===== GIVEN RECORDS

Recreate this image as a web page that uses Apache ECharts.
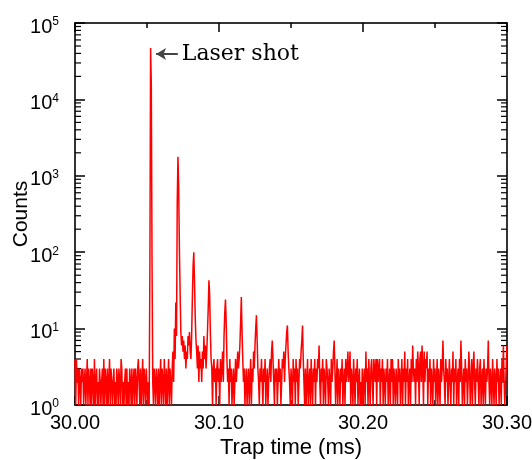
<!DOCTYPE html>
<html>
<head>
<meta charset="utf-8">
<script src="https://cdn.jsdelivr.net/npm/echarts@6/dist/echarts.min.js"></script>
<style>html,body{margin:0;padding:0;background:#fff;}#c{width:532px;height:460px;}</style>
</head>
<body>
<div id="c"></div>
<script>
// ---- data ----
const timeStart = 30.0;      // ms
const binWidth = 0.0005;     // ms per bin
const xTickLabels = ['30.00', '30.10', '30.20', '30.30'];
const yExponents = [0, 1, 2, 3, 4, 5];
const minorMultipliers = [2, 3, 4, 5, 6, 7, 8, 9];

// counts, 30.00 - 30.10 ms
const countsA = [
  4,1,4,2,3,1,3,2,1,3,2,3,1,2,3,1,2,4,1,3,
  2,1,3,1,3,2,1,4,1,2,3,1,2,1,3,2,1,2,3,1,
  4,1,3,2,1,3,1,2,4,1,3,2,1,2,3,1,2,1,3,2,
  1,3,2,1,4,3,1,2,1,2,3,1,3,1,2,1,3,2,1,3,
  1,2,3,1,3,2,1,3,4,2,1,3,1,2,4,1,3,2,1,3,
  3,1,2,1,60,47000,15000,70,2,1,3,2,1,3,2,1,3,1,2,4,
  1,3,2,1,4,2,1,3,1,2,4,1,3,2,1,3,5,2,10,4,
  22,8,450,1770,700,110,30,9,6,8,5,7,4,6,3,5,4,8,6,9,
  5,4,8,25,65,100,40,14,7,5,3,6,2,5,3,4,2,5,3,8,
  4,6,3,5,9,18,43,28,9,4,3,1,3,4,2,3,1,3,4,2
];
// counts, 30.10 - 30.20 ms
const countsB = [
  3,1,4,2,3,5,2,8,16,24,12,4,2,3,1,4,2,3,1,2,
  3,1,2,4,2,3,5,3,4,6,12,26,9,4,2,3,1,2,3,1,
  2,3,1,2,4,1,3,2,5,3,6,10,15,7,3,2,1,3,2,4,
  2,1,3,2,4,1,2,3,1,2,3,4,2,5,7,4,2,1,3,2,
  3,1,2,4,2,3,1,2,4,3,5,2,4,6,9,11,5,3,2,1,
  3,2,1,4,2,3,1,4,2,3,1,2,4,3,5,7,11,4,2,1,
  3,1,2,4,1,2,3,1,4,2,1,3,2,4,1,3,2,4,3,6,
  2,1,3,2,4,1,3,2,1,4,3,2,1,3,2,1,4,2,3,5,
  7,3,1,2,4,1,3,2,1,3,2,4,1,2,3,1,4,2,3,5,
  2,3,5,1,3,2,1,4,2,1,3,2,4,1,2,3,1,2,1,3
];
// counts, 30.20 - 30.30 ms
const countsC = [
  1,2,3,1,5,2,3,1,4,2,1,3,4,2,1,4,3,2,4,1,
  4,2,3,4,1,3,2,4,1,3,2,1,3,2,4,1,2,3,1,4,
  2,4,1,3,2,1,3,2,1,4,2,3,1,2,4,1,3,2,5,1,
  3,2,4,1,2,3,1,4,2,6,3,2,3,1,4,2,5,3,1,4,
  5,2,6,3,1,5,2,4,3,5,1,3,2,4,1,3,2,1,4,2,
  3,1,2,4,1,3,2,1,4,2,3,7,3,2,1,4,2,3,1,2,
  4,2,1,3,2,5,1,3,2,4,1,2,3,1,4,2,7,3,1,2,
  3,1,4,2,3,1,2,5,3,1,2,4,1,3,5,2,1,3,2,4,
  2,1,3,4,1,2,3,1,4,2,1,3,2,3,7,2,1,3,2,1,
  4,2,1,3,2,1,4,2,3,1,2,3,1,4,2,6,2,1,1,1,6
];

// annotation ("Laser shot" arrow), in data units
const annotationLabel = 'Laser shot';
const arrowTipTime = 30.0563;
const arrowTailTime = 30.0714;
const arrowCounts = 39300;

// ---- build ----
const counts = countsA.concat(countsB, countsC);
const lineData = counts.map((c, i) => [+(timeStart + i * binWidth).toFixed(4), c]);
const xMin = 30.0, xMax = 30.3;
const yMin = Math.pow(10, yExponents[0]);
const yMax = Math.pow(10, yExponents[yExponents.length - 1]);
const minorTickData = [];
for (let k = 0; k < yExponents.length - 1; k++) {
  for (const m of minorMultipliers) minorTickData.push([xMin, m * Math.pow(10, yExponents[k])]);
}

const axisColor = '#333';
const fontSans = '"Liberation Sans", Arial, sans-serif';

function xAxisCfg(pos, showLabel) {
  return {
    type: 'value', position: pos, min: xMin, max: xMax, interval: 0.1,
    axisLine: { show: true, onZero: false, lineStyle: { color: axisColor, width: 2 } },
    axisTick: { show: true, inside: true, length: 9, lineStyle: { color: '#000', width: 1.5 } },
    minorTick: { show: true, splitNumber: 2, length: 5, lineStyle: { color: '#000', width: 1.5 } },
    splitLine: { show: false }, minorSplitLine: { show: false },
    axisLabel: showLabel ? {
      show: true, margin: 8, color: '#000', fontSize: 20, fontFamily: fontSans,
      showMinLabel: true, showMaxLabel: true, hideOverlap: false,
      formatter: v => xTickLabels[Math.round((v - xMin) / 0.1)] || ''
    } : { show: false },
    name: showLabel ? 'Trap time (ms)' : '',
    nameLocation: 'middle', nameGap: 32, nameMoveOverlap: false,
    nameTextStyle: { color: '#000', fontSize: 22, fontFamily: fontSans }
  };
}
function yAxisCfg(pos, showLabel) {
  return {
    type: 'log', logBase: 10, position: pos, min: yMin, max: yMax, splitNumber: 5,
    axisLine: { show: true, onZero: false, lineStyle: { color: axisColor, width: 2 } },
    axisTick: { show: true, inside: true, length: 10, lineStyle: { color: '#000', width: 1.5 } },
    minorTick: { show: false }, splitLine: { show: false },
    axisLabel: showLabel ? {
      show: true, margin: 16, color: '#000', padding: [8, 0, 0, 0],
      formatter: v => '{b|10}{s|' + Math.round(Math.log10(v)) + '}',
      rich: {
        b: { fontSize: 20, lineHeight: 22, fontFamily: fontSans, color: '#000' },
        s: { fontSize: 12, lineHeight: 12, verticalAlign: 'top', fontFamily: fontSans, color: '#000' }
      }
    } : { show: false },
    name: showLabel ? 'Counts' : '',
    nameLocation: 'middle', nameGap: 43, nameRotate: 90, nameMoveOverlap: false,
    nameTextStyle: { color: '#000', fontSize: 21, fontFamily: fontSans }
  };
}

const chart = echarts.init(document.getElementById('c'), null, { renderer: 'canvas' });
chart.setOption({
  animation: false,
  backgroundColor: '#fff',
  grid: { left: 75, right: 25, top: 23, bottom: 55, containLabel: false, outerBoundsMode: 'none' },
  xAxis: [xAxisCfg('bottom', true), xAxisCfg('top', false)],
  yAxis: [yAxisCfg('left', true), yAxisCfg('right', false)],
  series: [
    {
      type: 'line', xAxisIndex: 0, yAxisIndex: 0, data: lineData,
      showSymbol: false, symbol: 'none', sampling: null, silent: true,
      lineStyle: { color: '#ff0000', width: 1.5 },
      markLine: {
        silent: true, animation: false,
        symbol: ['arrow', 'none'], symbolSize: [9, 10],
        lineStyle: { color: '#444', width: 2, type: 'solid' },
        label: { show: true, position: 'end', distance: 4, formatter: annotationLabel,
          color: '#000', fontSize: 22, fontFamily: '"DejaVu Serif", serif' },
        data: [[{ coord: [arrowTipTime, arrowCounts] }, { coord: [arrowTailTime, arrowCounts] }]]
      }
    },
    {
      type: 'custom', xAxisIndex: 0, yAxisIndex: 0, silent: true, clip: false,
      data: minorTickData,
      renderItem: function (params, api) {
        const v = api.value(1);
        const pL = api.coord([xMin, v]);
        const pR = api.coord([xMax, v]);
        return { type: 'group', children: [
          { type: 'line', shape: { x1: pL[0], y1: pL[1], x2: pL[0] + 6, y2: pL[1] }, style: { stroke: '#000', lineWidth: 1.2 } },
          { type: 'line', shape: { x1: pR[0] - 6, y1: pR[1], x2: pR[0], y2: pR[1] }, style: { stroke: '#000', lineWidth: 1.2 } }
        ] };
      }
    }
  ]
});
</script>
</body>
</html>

==========
===== GIVEN RECORDS

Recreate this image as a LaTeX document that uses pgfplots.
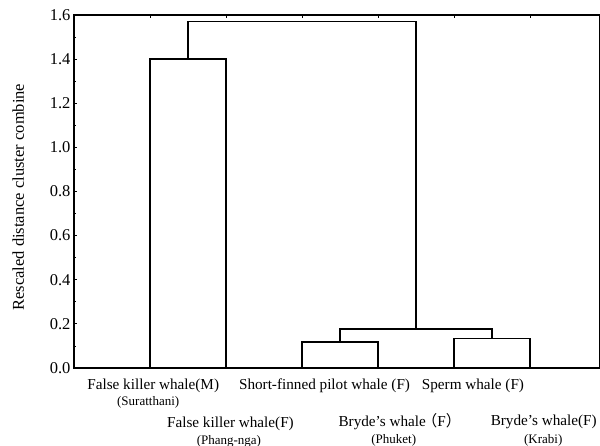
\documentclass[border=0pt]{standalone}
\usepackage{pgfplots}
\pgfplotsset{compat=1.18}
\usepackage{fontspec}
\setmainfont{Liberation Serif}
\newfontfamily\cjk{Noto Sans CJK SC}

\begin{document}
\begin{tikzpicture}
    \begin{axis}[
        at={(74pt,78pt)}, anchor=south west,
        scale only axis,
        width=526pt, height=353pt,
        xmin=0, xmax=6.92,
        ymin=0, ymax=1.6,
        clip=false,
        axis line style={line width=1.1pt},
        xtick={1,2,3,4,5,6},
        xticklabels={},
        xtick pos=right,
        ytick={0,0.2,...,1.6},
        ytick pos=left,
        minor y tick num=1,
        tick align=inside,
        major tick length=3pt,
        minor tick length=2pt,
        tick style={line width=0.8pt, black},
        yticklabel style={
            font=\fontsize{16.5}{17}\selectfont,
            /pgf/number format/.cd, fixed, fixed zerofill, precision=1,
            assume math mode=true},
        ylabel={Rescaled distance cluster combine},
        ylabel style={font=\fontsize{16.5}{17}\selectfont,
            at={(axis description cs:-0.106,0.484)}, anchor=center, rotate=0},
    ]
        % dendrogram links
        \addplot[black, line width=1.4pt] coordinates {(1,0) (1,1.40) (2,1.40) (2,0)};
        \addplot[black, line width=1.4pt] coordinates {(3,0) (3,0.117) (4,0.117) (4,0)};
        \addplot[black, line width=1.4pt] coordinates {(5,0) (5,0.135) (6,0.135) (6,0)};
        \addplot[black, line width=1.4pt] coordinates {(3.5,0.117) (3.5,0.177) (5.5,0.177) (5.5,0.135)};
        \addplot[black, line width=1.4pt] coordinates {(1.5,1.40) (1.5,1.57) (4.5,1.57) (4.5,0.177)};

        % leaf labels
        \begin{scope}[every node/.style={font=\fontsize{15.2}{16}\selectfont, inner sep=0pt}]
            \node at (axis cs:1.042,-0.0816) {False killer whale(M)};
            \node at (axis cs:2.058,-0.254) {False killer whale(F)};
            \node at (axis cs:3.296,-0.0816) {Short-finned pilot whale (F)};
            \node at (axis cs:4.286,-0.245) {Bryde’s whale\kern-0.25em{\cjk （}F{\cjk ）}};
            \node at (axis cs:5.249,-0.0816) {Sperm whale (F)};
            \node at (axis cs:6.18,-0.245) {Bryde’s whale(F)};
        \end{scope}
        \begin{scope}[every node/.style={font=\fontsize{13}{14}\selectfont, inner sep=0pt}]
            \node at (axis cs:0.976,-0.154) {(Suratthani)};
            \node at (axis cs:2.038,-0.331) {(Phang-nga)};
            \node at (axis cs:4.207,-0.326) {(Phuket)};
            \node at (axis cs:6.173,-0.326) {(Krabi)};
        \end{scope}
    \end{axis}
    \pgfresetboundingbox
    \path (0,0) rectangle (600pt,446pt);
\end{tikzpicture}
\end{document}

==========

TASK DIRECTIONS → Exactly reproduce the stretch that starts at the line containing "Recreate this image as a web" and ends at the line containing "const minorMultipliers = [2, 3, 4, 5, 6, 7, 8, 9];", both ends included; leave any pictures out.

FINISHED EXERCISE →
Recreate this image as a web page that uses Apache ECharts.
<!DOCTYPE html>
<html>
<head>
<meta charset="utf-8">
<script src="https://cdn.jsdelivr.net/npm/echarts@6/dist/echarts.min.js"></script>
<style>html,body{margin:0;padding:0;background:#fff;}#c{width:532px;height:460px;}</style>
</head>
<body>
<div id="c"></div>
<script>
// ---- data ----
const timeStart = 30.0;      // ms
const binWidth = 0.0005;     // ms per bin
const xTickLabels = ['30.00', '30.10', '30.20', '30.30'];
const yExponents = [0, 1, 2, 3, 4, 5];
const minorMultipliers = [2, 3, 4, 5, 6, 7, 8, 9];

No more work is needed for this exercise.